Bogues continues to live in Charlotte, where he serves as the Hornets’ Community Ambassador and works with his own charitable foundation. He said being inducted into the hall of fame of his adopted home state makes the honor all the more special.

“It feels great that another state was able to welcome me with open arms,” he said. “To have your career put in a historic place is amazing. It’s something you never dreamt about as a kid. I am humbly honored.”

Bogues, whose given name is Tyrone, was originally part of the state hall of fame’s 2021 class. Because he was unable to attend last year’s ceremony due to a scheduling conflict, he delayed his induction until Friday.

“It makes more sense to be here in person,” he said. “It’s good to be amongst your peers and the other folks that are being inducted.”

That includes Mills, whom Bogues befriended and considers something of a role model because of the way he handled the adversity of his terminal illness.

“I miss him dearly,” Bogues said. “He’s meant so much to the Panthers and the state of North Carolina and continues to be an inspiration.

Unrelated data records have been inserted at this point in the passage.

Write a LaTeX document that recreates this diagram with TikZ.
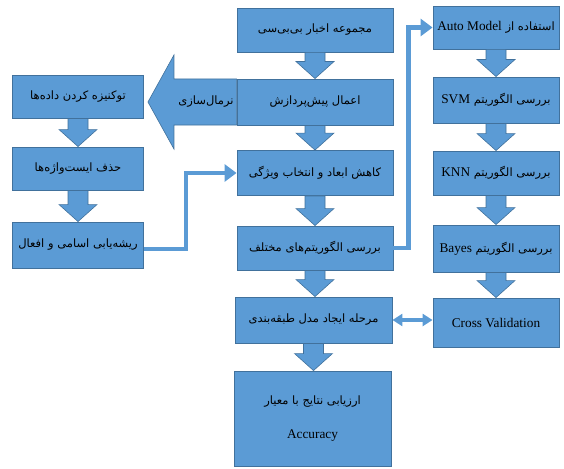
\documentclass[tikz,border=0pt]{standalone}
\usepackage{fontspec}
\setmainfont{Liberation Serif}
\newfontfamily\arabicfont[Script=Arabic]{DejaVu Sans}
\TeXXeTstate=1
\usetikzlibrary{arrows.meta,calc}
\definecolor{boxblue}{HTML}{5B9BD5}
\definecolor{boxedge}{HTML}{41719C}
\newcommand\fa[1]{{\arabicfont\beginR #1\endR}}
\newcommand\la[1]{\beginL{\rmfamily\fontsize{13.3}{15}\selectfont #1}\endL{}}
\tikzset{
  box/.style={draw=boxedge, fill=boxblue, line width=0.9pt, inner sep=2pt,
    align=center, font=\fontsize{11.5}{14}\selectfont},
  blockarrow/.style={draw=boxedge, fill=boxblue, line width=0.6pt, line join=miter},
  conn/.style={draw=boxblue, line width=4.8pt, -{Triangle[width=17pt,length=12pt]}},
  dconn/.style={draw=boxblue, line width=3.6pt, {Triangle[width=12pt,length=10pt]}-{Triangle[width=12pt,length=10pt]}},
  lbl/.style={font=\fontsize{11.5}{14}\selectfont, inner sep=1pt}
}
\newcommand\downblock[2]{%
  \path[blockarrow] let \p1=(#1.south), \p2=(#2.north) in
    (\x1-10pt,\y1) -- (\x1+10pt,\y1) -- (\x1+10pt,\y2+17pt) -- (\x1+19pt,\y2+17pt)
    -- (\x1,\y2) -- (\x1-19pt,\y2+17pt) -- (\x1-10pt,\y2+17pt) -- cycle;}
\begin{document}
\begin{tikzpicture}[x=1pt,y=1pt]
\useasboundingbox (0,0) rectangle (564,-468);
% centre column
\node[box, minimum width=156pt, minimum height=44pt] (c1) at (315,-30) {\fa{مجموعه اخبار بی‌بی‌سی}};
\node[box, minimum width=156pt, minimum height=46pt] (c2) at (315,-102) {\fa{اعمال پیش‌پردازش}};
\node[box, minimum width=156pt, minimum height=45pt] (c3) at (315,-173) {\fa{کاهش ابعاد و انتخاب ویژگی}};
\node[box, minimum width=156pt, minimum height=44pt] (c4) at (315,-248) {\fa{بررسی الگوریتم‌های مختلف}};
\node[box, minimum width=157pt, minimum height=46pt] (c5) at (313.5,-320) {\fa{مرحله ایجاد مدل طبقه‌بندی}};
\node[box, minimum width=157pt, minimum height=95pt] (c6) at (312.5,-418.5) {\fa{ارزیابی نتایج با معیار}\\[20pt]\la{Accuracy}};
% right column
\node[box, minimum width=126pt, minimum height=43pt] (r1) at (496,-27.5) {\fa{استفاده از \la{Auto Model}}};
\node[box, minimum width=126pt, minimum height=46pt] (r2) at (496,-100) {\fa{بررسی الگوریتم \la{SVM}}};
\node[box, minimum width=126pt, minimum height=44pt] (r3) at (496,-173) {\fa{بررسی الگوریتم \la{KNN}}};
\node[box, minimum width=126pt, minimum height=47pt] (r4) at (496,-248.5) {\fa{بررسی الگوریتم \la{Bayes}}};
\node[box, minimum width=126pt, minimum height=49pt] (r5) at (496,-322.5) {\la{Cross Validation}};
% left column
\node[box, minimum width=131pt, minimum height=43pt] (l1) at (78,-96.5) {\fa{توکنیزه کردن داده‌ها}};
\node[box, minimum width=131pt, minimum height=43pt] (l2) at (78,-168.5) {\fa{حذف ایست‌واژه‌ها}};
\node[box, minimum width=131pt, minimum height=46pt] (l3) at (78,-245) {\fa{ریشه‌یابی اسامی و افعال}};
% block arrows
\downblock{c1}{c2}
\downblock{c2}{c3}
\downblock{c3}{c4}
\downblock{c4}{c5}
\downblock{c5}{c6}
\downblock{r1}{r2}
\downblock{r2}{r3}
\downblock{r3}{r4}
\downblock{r4}{r5}
\downblock{l1}{l2}
\downblock{l2}{l3}
% big normalisation arrow
\path[blockarrow] let \p1=(c2.west), \p2=(l1.east) in
  (\x1,\y1+23pt) -- (\x2+30pt,\y1+23pt) -- (\x2+30pt,\y1+47pt) -- (\x2+4pt,\y1)
  -- (\x2+30pt,\y1-47pt) -- (\x2+30pt,\y1-23pt) -- (\x1,\y1-23pt) -- cycle;
\node[lbl] (nl) at (206,-102) {\fa{نرمال‌سازی}};
% connectors
\draw[conn] ([yshift=-4pt]l3.east) -- ++(42pt,0) |- (c3.west);
\draw[conn] (c4.east) -- ++(15pt,0) |- (r1.west);
\draw[dconn] (c5.east) -- (c5.east -| r5.west);
\end{tikzpicture}
\end{document}
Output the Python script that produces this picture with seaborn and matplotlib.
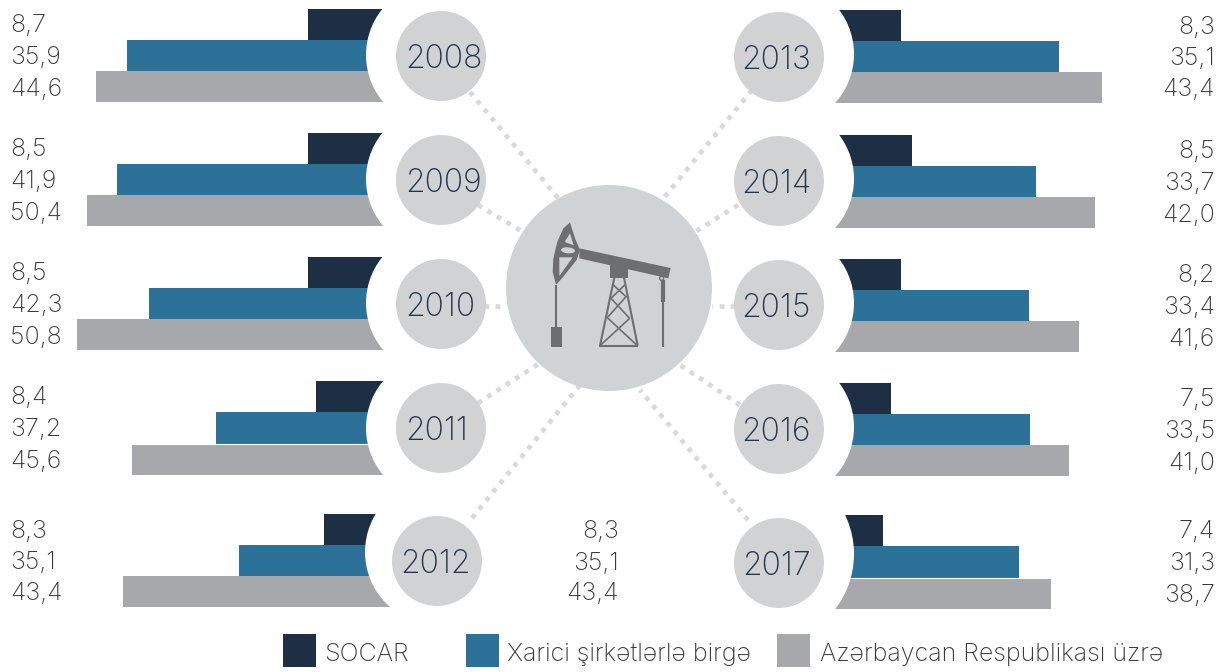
import matplotlib
matplotlib.use("Agg")
import matplotlib.pyplot as plt
from matplotlib.patches import Circle, Polygon, Rectangle, Ellipse
import pandas as pd
import seaborn as sns

sns.set_theme(style="white")
plt.rcParams['font.family'] = ['Inter', 'DejaVu Sans']

W, H = 1222, 672

SERIES = ["SOCAR", "Xarici şirkətlərlə birgə", "Azərbaycan Respublikası üzrə"]
COLORS = ["#1d2f45", "#2c7298", "#a7a8ac"]

# printed numbers
years_left = ["2008", "2009", "2010", "2011", "2012"]
socar_left = ["8,7", "8,5", "8,5", "8,4", "8,3"]
joint_left = ["35,9", "41,9", "42,3", "37,2", "35,1"]
total_left = ["44,6", "50,4", "50,8", "45,6", "43,4"]

years_right = ["2013", "2014", "2015", "2016", "2017"]
socar_right = ["8,3", "8,5", "8,2", "7,5", "7,4"]
joint_right = ["35,1", "33,7", "33,4", "33,5", "31,3"]
total_right = ["43,4", "42,0", "41,6", "41,0", "38,7"]

middle_labels = ["8,3", "35,1", "43,4"]

# bar lengths as drawn, the picture does not scale them to the printed numbers
socar_len_left = [92, 92, 92, 84, 76]
joint_len_left = [273, 283, 251, 184, 161]
total_len_left = [304, 313, 323, 268, 277]

socar_len_right = [81, 92, 81, 71, 63]
joint_len_right = [239, 216, 209, 210, 199]
total_len_right = [282, 275, 259, 249, 231]

# panel layout in pixels
tops_left = [9, 133, 257, 381, 514]
tops_right = [10, 135, 259, 383, 515]
heights_left = [93, 93, 93, 94, 93]
heights_right = [93, 93, 93, 93, 94]
circles_left = [(441, 56), (441, 180), (441, 304), (441, 428), (437, 561)]
circles_right = [(779, 57), (779, 181), (779, 305), (779, 429), (779, 563)]
year_x_left = [405, 405, 405, 405, 400]
year_x_right = [741, 741, 741, 741, 742]
# white cut-outs behind the year circles, (x, y, r)
rings = [
    (439, 55, 73), (439, 179, 73), (439, 303, 73), (439, 428, 73), (438, 552, 73),
    (781, 54, 73), (781, 179, 73), (781, 303, 73), (781, 427, 73), (764, 554, 90),
]
BASE_LEFT, BASE_RIGHT = 400, 820
CENTER = (609, 288)

# dotted spokes, (x0, y0, x1, y1)
spokes = [
    (470, 92, 558, 198), (478, 205, 528, 235), (484, 306, 505, 306),
    (478, 403, 540, 363), (472, 518, 580, 385), (752, 90, 662, 200),
    (738, 205, 695, 232), (735, 306, 712, 306), (740, 405, 680, 365),
    (748, 520, 640, 390),
]

fig = plt.figure(figsize=(W / 100, H / 100), dpi=100, facecolor="white")


def panel_axes(x, top, w, h):
    ax = fig.add_axes([x / W, 1 - (top + h) / H, w / W, h / H], zorder=1)
    ax.patch.set_alpha(0)
    return ax


def draw_panel(x, top, w, h, lengths, flip):
    ax = panel_axes(x, top, w, h)
    df = pd.DataFrame({"series": SERIES, "length": lengths})
    sns.barplot(data=df, y="series", x="length", hue="series", palette=COLORS,
                order=SERIES, hue_order=SERIES, dodge=False, width=1, saturation=1,
                legend=False, linewidth=0, ax=ax)
    ax.set_xlim((w, 0) if flip else (0, w))
    ax.set_ylim(2.5, -0.5)
    ax.axis("off")


for i in range(5):
    draw_panel(0, tops_left[i], BASE_LEFT, heights_left[i],
               [socar_len_left[i], joint_len_left[i], total_len_left[i]], True)
    draw_panel(BASE_RIGHT, tops_right[i], W - BASE_RIGHT, heights_right[i],
               [socar_len_right[i], joint_len_right[i], total_len_right[i]], False)

# overlay in pixel coordinates for circles, icon and text
ov = fig.add_axes([0, 0, 1, 1], zorder=2)
ov.set_xlim(0, W)
ov.set_ylim(H, 0)
ov.axis("off")
ov.patch.set_alpha(0)

for cx, cy, r in rings:
    ov.add_patch(Circle((cx, cy), r, fc="white", ec="none", zorder=1))

# hairline gaps that show in two of the panels
ov.hlines(443.5, 100, 380, color="white", lw=0.8, zorder=1.5)
ov.hlines(577.5, 830, 1060, color="white", lw=0.8, zorder=1.5)

for x0, y0, x1, y1 in spokes:
    ov.plot([x0, x1], [y0, y1], color="#d9d9da", lw=3.4, ls=(0, (1, 1.35)),
            solid_capstyle="butt", dash_capstyle="butt", zorder=2)

for cx, cy in circles_left + circles_right:
    ov.add_patch(Circle((cx, cy), 45, fc="#d1d2d4", ec="none", zorder=3))

BG = "#d0d3d6"
ov.add_patch(Circle(CENTER, 103, fc=BG, ec="none", zorder=3))


# pump icon, points taken from a 3x crop at (480, 170)
def pt(x, y):
    return (480 + x / 3, 170 + y / 3)


ICON = "#6d6e71"


def poly(points, color=ICON):
    ov.add_patch(Polygon([pt(*p) for p in points], closed=True, fc=color, ec="none", zorder=4))


def seg(a, b, lw=1.5):
    ov.plot(*zip(pt(*a), pt(*b)), color=ICON, lw=lw, solid_capstyle="butt", zorder=4)


poly([(270, 157), (250, 175), (232, 215), (220, 265), (218, 305), (228, 345),
      (250, 320), (290, 270), (300, 240), (285, 205)])
poly([(254, 216), (270, 190), (281, 226)], BG)
poly([(238, 262), (278, 262), (238, 318)], BG)
ov.add_patch(Ellipse(pt(264, 241), 14, 6, angle=5, fc=BG, ec="none", zorder=4))
poly([(298, 235), (572, 294), (565, 325), (298, 265)])
poly([(390, 285), (443, 285), (443, 323), (390, 323)])
poly([(213, 470), (245, 470), (245, 530), (213, 530)])
seg((228, 345), (228, 470))
seg((549, 330), (549, 530))
seg((549, 330), (549, 395), 3)
seg((403, 323), (360, 527))
seg((432, 323), (473, 527))
seg((358, 527), (475, 527))
seg((400, 345), (436, 378), 1.2)
seg((434, 345), (393, 385), 1.2)
seg((393, 385), (449, 445), 1.2)
seg((440, 378), (380, 445), 1.2)
seg((384, 445), (470, 525), 1.2)
seg((449, 445), (362, 525), 1.2)
ov.add_patch(Circle(pt(545, 325), 2, fc=BG, ec=ICON, lw=1, zorder=5))

VAL_C = "#3a3a3c"
YEAR_C = "#24364d"
FS = 18
FONT = dict(family=['Inter', 'DejaVu Sans'], fontweight="light")

for i in range(5):
    for j, s in enumerate([socar_left[i], joint_left[i], total_left[i]]):
        ov.text(10, tops_left[i] + 14.5 + 31.5 * j, s, fontsize=FS, color=VAL_C,
                ha="left", va="center_baseline", **FONT)
    for j, s in enumerate([socar_right[i], joint_right[i], total_right[i]]):
        ov.text(1215, tops_right[i] + 14.5 + 31.5 * j, s, fontsize=FS, color=VAL_C,
                ha="right", va="center_baseline", **FONT)
    ov.text(year_x_left[i], circles_left[i][1], years_left[i], fontsize=23, color=YEAR_C,
            ha="left", va="center_baseline", zorder=5, **FONT)
    ov.text(year_x_right[i], circles_right[i][1], years_right[i], fontsize=23, color=YEAR_C,
            ha="left", va="center_baseline", zorder=5, **FONT)

for j, s in enumerate(middle_labels):
    ov.text(619, 529.5 + 31 * j, s, fontsize=FS, color=VAL_C, ha="right",
            va="center_baseline", **FONT)

# legend
legend_box_x = [283, 466, 777]
legend_text_x = [324, 507, 820]
for bx, tx, c, name in zip(legend_box_x, legend_text_x, COLORS, SERIES):
    ov.add_patch(Rectangle((bx, 634), 33, 33, fc=c, ec="none"))
    ov.text(tx, 652, name, fontsize=FS, color=VAL_C, ha="left", va="center_baseline", **FONT)

fig.savefig("out.png", dpi=100)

He’s a guy who had a big heart and stood for nothing less than excellence.”

While Bogues, like Mills, overcame obstacles on his way to athletic success because of his size — or lack of it — he never considered his stature to be a handicap.

“I think folks felt like the game was supposed to be meant just for taller or bigger players, and I had a different opinion about that,” he said. “I felt like the game was meant for anybody who has the ability to play it. Being able to have that mindset allowed me to go as far as I did.

“Whatever your makeup is, you’ve got to understand your strengths and weaknesses and lean toward your strengths. I knew my strengths and capabilities.”

Those talents proved to be the perfect fit for the teams on which he played. Not only did he help Wake Forest advance to the Elite Eight of the NCAA Tournament, but he was also a key member of the Hornets during their rise from expansion team to perennial playoff participant during the mid-to-late 1990s.

“We won a lot of games with big people,” said fellow hall of fame inductee Robbins, a Gastonia native who won 713 games and three Division II national championships at Virginia Union, who tried unsuccessfully to recruit Bogues out of high school. “But if I’d have had Muggsy, we’d have won a whole lot more.”